Pour élaborer un algorithme, il faut être capable d’analyser de gros volumes de données, de savoir ce que l’on veut leur faire dire, puis de concevoir le modèle informatique correspondant. « Soit on a des data et on sait à quelle fin on va les utiliser, soit on a un besoin particulier et on doit identifier les données permettant d’y répondre. Pour cela, il faut des compétences techniques mais également business afin de s'adapter au mieux aux problématiques des entreprises », explique Francis Bach, spécialiste du machine learning, chercheur à l’Inria (Institut national de recherche en informatique et en automatique).

Ergonomes et psychologues

L’intelligence artificielle repose aussi sur l’interaction avec l’humain : il s’agit de créer des machines qui lui ressemblent, capables de lui parler, de l’aider, de l’accompagner. « Actuellement, on s’arrache les ergonomes pour répondre aux exigences de l’UX design (expérience utilisateur). Dans 10 ans, ce sont les psychologues que l’on va s’arracher : ils seront centraux dans la fabrication de nouvelles interfaces personnalisées et seront employés comme psychologues designers », pronostique Eric Dosquet.

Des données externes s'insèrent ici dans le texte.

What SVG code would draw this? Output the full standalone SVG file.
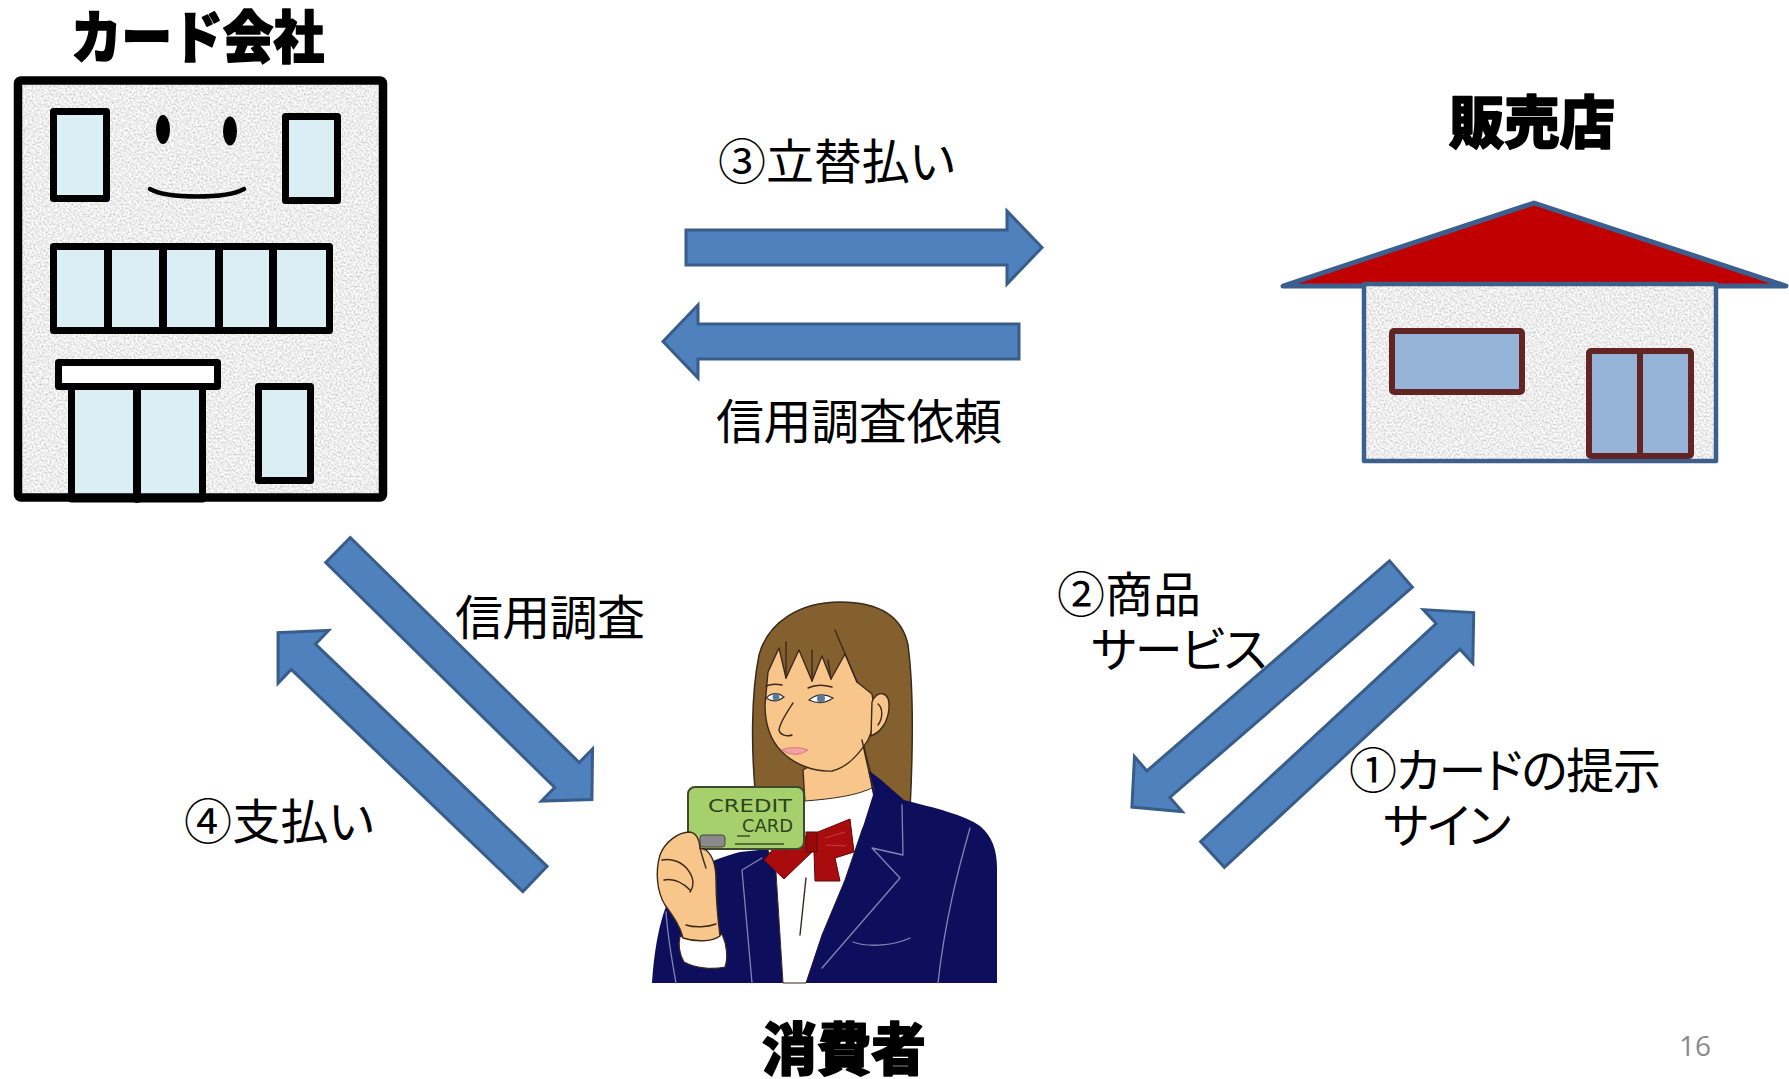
<svg xmlns="http://www.w3.org/2000/svg" width="1789" height="1079" viewBox="0 0 1789 1079">
  <style>
    .ttl { font-family: "Noto Sans CJK JP", "Noto Sans CJK SC", sans-serif; font-weight: 900; font-size: 57px; fill: #000; stroke: #000; stroke-width: 1.6; stroke-linejoin: round; }
    .lbl { font-family: "Noto Sans CJK JP", "Noto Sans CJK SC", sans-serif; font-size: 48px; fill: #000; font-feature-settings: "palt"; }
    .flow { fill: #4f81bd; stroke: #385d8a; stroke-width: 3; }
    .pane { fill: #daeef3; stroke: #000; stroke-width: 7; stroke-linejoin: round; }
    .bk { fill: none; stroke: #000; stroke-width: 8; stroke-linecap: round; stroke-linejoin: round; }
    .shopwin { fill: #95b3d7; stroke: #632523; stroke-width: 6; stroke-linejoin: round; }
    .ink { fill: none; stroke: #3b2a1c; stroke-width: 1.4; stroke-linecap: round; stroke-linejoin: round; }
    .skin { fill: #f8c68a; stroke: #3b2a1c; stroke-width: 1.4; stroke-linejoin: round; }
    .seam { fill: none; stroke: #8284b4; stroke-width: 1.3; stroke-linecap: round; stroke-linejoin: round; }
    .cardtxt { font-family: "DejaVu Sans", sans-serif; font-size: 17px; fill: #2d4420; }
  </style>
  <defs>
    <!-- speckled plaster finish for the walls -->
    <filter id="stucco" x="0" y="0" width="1" height="1" color-interpolation-filters="sRGB">
      <feTurbulence type="fractalNoise" baseFrequency="0.5" numOctaves="3" seed="7" result="noise"/>
      <feColorMatrix in="noise" type="matrix" values="0.4 0 0 0 0.73  0.4 0 0 0 0.73  0.4 0 0 0 0.73  0 0 0 0 1" result="grain"/>
      <feComposite in="grain" in2="SourceGraphic" operator="in"/>
    </filter>
    <!-- block arrow, tail centre at origin, pointing along +x -->
    <path id="flowArrow" d="M 0 -17.5 H 321 V -36.5 L 356 0 L 321 36.5 V 17.5 H 0 Z"/>
  </defs>

  <rect width="1789" height="1079" fill="#fff"/>

  <!-- Card company building -->
  <g id="card-company">
    <text class="ttl" x="71" y="58" textLength="253" lengthAdjust="spacingAndGlyphs">カード会社</text>
    <rect x="18" y="80.5" width="365" height="417" fill="#ececec" filter="url(#stucco)"/>
    <rect class="pane" x="53.5" y="111.5" width="53" height="87"/>
    <rect class="pane" x="285.5" y="116.5" width="52" height="84"/>
    <ellipse cx="163" cy="129.5" rx="7" ry="14.5" fill="#000"/>
    <ellipse cx="230" cy="131" rx="7" ry="14.5" fill="#000"/>
    <path d="M 150 189 C 168 199, 226 199, 244 189" fill="none" stroke="#000" stroke-width="4.5" stroke-linecap="round"/>
    <rect class="pane" x="53.5" y="246.5" width="276" height="84"/>
    <path class="bk" d="M 108 248 V 329 M 163 248 V 329 M 219 248 V 329 M 273 248 V 329"/>
    <rect class="pane" x="71.5" y="386" width="131" height="113"/>
    <path class="bk" d="M 137 388 V 499"/>
    <rect x="58.5" y="362.5" width="159" height="24" fill="#fff" stroke="#000" stroke-width="7" stroke-linejoin="round"/>
    <rect class="pane" x="258.5" y="386.5" width="52" height="94"/>
    <rect x="18" y="80.5" width="365" height="417" rx="3" fill="none" stroke="#000" stroke-width="8.5"/>
  </g>

  <!-- Shop -->
  <g id="shop">
    <text class="ttl" x="1449" y="143" textLength="166" lengthAdjust="spacingAndGlyphs">販売店</text>
    <path d="M 1283 286 L 1534 203 L 1786 286 Z" fill="#c00000" stroke="#3b5f8f" stroke-width="5" stroke-linejoin="round"/>
    <rect x="1364" y="284" width="352" height="177" fill="#ececec" filter="url(#stucco)"/>
    <rect x="1364" y="284" width="352" height="177" fill="none" stroke="#3d5f8c" stroke-width="4.5" stroke-linejoin="round"/>
    <rect class="shopwin" x="1392" y="331" width="130" height="61" rx="2"/>
    <rect class="shopwin" x="1589" y="351" width="102" height="105" rx="2"/>
    <path d="M 1640 351 V 456" stroke="#632523" stroke-width="6"/>
  </g>

  <!-- Consumer -->
  <g id="consumer">
    <!-- hair behind head -->
    <path d="M 756 800 C 751 750, 751 695, 759 655 C 768 622, 800 602, 840 602 C 878 602, 902 616, 908 645 C 914 690, 913 750, 910 810 L 870 810 L 760 802 Z" fill="#84602f" stroke="#3b2a1c" stroke-width="1.5"/>
    <!-- neck -->
    <path class="skin" d="M 803 770 L 862 736 C 866 758, 870 775, 877 788 C 858 797, 830 800, 805 803 Z"/>
    <!-- jacket, left side -->
    <path d="M 652 983 C 654 950, 660 915, 672 893 C 685 872, 710 860, 740 852 L 768 849 L 776 872 L 783 983 Z" fill="#0e0f5c"/>
    <!-- shirt -->
    <path d="M 768 850 L 785 830 L 805 801 C 830 799, 858 796, 876 786 L 880 792 L 862 830 L 845 880 L 822 935 L 806 983 L 783 983 L 776 872 Z" fill="#fff" stroke="#3b2a1c" stroke-width="1"/>
    <path d="M 806 878 L 800 935" class="ink" stroke="#666"/>
    <!-- jacket, right side -->
    <path d="M 868 770 L 880 779 L 904 800 C 935 808, 965 815, 980 826 C 992 836, 997 850, 997 868 L 997 983 L 806 983 L 822 935 L 845 880 L 862 830 L 873 795 Z" fill="#0e0f5c"/>
    <path class="seam" d="M 902 805 L 903 855 L 872 848 L 900 878 L 822 968 M 970 828 C 958 870, 945 920, 938 983 M 853 942 C 870 948, 895 945, 910 938 M 762 858 L 742 870 L 752 983 M 666 912 C 668 940, 672 960, 676 983"/>
    <!-- face with fringe cut-out -->
    <path class="skin" d="M 765 705 L 768 672 L 779 648 L 786 678 L 799 650 L 812 681 L 822 656 L 831 679 L 845 654 L 857 682 L 872 694 C 876 712, 874 728, 868 740 C 858 756, 845 768, 832 771 C 815 772, 795 765, 782 752 C 770 740, 765 722, 765 705 Z"/>
    <path class="ink" d="M 786 642 L 786 678 M 812 650 L 812 681 M 828 660 L 831 679 M 835 630 L 857 682"/>
    <!-- ear -->
    <path class="skin" d="M 872 702 C 876 690, 890 690, 889 708 C 888 722, 881 732, 871 736 Z"/>
    <path class="ink" d="M 878 704 C 883 708, 883 718, 878 725"/>
    <!-- eyes, brows, nose, mouth -->
    <path d="M 766 698 Q 775 690 784 697 Q 775 704 766 698 Z" fill="#fff" stroke="#333" stroke-width="1.2"/>
    <circle cx="776" cy="697" r="3.5" fill="#5d7894"/>
    <path d="M 809 700 Q 820 691 833 698 Q 822 706 809 700 Z" fill="#fff" stroke="#333" stroke-width="1.2"/>
    <circle cx="821" cy="698.5" r="4" fill="#5d7894"/>
    <path class="ink" d="M 766 686 Q 773 683 782 685 M 808 688 Q 818 683 832 687"/>
    <path class="ink" d="M 793 703 C 787 712, 780 722, 779 730 C 780 735, 787 737, 792 735"/>
    <path d="M 781 750 Q 795 745 808 750 Q 796 759 781 750 Z" fill="#f2a0a0" stroke="#c97070" stroke-width="0.8"/>
    <path class="ink" d="M 862 740 C 866 758, 869 775, 874 790"/>
    <!-- bow tie -->
    <path d="M 810 835 L 778 843 L 764 860 L 784 879 L 812 852 Z" fill="#a80c0c" stroke="#5e0a0a" stroke-width="1"/>
    <path d="M 813 834 L 850 819 L 854 852 L 835 858 L 840 881 L 815 881 L 814 852 Z" fill="#a80c0c" stroke="#5e0a0a" stroke-width="1"/>
    <rect x="806" y="832" width="11" height="20" fill="#9a0808" stroke="#5e0a0a" stroke-width="1"/>
    <path d="M 825 838 L 845 832 M 826 845 L 846 846 M 790 850 L 805 845" stroke="#d24a4a" stroke-width="0.8" fill="none"/>
    <!-- credit card -->
    <rect x="688" y="787" width="116" height="62" rx="7" fill="#a6d06c" stroke="#3e4a2c" stroke-width="2"/>
    <text class="cardtxt" x="708" y="812" textLength="84" lengthAdjust="spacingAndGlyphs">CREDIT</text>
    <text class="cardtxt" x="742" y="832" textLength="51" lengthAdjust="spacingAndGlyphs">CARD</text>
    <rect x="700" y="835" width="25" height="12" rx="3" fill="#8a8a8a" stroke="#444" stroke-width="1"/>
    <path d="M 737 836 H 750 M 735 844 H 784" stroke="#3e4a2c" stroke-width="1.6" fill="none"/>
    <!-- hand and cuff -->
    <path d="M 680 936 C 692 942, 712 942, 722 934 C 727 945, 728 958, 725 967 C 712 970, 695 968, 684 962 C 680 955, 678 945, 680 936 Z" fill="#fff" stroke="#3b2a1c" stroke-width="1.2"/>
    <path class="skin" d="M 690 832 C 678 832, 665 842, 660 855 C 655 872, 657 892, 665 905 C 672 915, 680 925, 683 938 C 695 942, 712 942, 720 936 C 718 920, 716 900, 716 880 C 716 866, 712 855, 706 850 L 700 848 C 700 840, 696 833, 690 832 Z"/>
    <path class="ink" d="M 662 860 C 672 858, 682 862, 688 870 M 664 880 C 674 878, 682 882, 690 890 M 688 870 C 694 878, 694 886, 690 892 M 700 848 C 702 856, 704 862, 706 868 M 686 925 C 695 928, 708 927, 716 924"/>
  </g>

  <!-- Flows between the three parties -->
  <g id="connectors">
    <use href="#flowArrow" class="flow" transform="translate(686 247.5)"/>
    <use href="#flowArrow" class="flow" transform="translate(1019 341.5) rotate(180)"/>
    <use href="#flowArrow" class="flow" transform="translate(338 550) rotate(44.5)"/>
    <use href="#flowArrow" class="flow" transform="translate(535 879) rotate(223.8)"/>
    <use href="#flowArrow" class="flow" transform="translate(1401 574) rotate(139.1)"/>
    <use href="#flowArrow" class="flow" transform="translate(1212.5 854.5) rotate(-42.8)"/>
  </g>

  <!-- Flow labels -->
  <g id="labels">
    <text class="lbl" x="718" y="179" textLength="237">③立替払い</text>
    <text class="lbl" x="716" y="439" textLength="286">信用調査依頼</text>
    <text class="lbl" x="455" y="635" textLength="190">信用調査</text>
    <text class="lbl" x="184" y="839" textLength="190">④支払い</text>
    <text class="lbl" x="1057" y="612" textLength="144">②商品</text>
    <text class="lbl" x="1091" y="667" textLength="176">サービス</text>
    <text class="lbl" x="1349" y="788" textLength="312">①カードの提示</text>
    <text class="lbl" x="1383" y="843" textLength="128">サイン</text>
  </g>

  <g id="consumer-title">
    <text class="ttl" x="762" y="1070" textLength="164" lengthAdjust="spacingAndGlyphs">消費者</text>
  </g>

  <text x="1679" y="1056" font-family="'Open Sans', sans-serif" font-size="28" fill="#898989">16</text>
</svg>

Car plus un robot ou un agent virtuel est familier, plus il inspire confiance et s'avère utile. C'est à sa proximité et à sa ressemblance que se mesurent sa capacité d'interaction et donc sa performance. « Pour créer un agent social interactif, nous analysons des données, issues notamment de vidéos, afin d’identifier des attitudes et des mimiques humaines et de permettre à l’agent de les comprendre et de les reproduire », souligne Catherine Pélachaud, directeur de recherche au Centre national de la recherche scientifique (CNRS) qui développe des agents virtuels avec son équipe à l’Isir. Dans son laboratoire, travaillent des informaticiens, mais également des psychologues, des spécialistes des sciences cognitives qui interviennent sur la représentation mentale et le raisonnement, et même des philosophes.

Éthiciens et juristes

Car l’intelligence artificielle pose aussi des questions éthiques : jusqu’où doit aller la machine ? Comment l'encadrer ? Comment construire un modèle informatique « juste » ? « Les algorithmes utilisent des jeux de données. Si celles-ci sont biaisées (par exemple, si les hommes sont plus représentés que les femmes), les résultats ne sont pas satisfaisants. Il est important d’en tenir compte. Beaucoup de formations dans l’intelligence artificielle intègrent un volet éthique », analyse Francis Bach.

L'intelligence artificielle a besoin de professionnels qualifiés capables de prendre de la hauteur pour répondre aux problèmes philosophiques et déontologiques qu'elle soulève. « La technologie doit respecter les droits humains et non pas les réduire. Elle doit trouver en son sein des mécanismes de contrôle. Il faut se préparer à ces transformations pour qu’elles aillent dans le bon sens. On a un grand besoin d’éthiciens et de philosophes, de personnes pour travailler sur le cadrage des machines », prévient Raja Chatila. Les juristes sont également impliqués, pour intervenir sur des questions diverses, allant de l’adaptation des algorithmes aux spécificités locales au respect de la vie privée en passant par les droits des salariés face aux machines.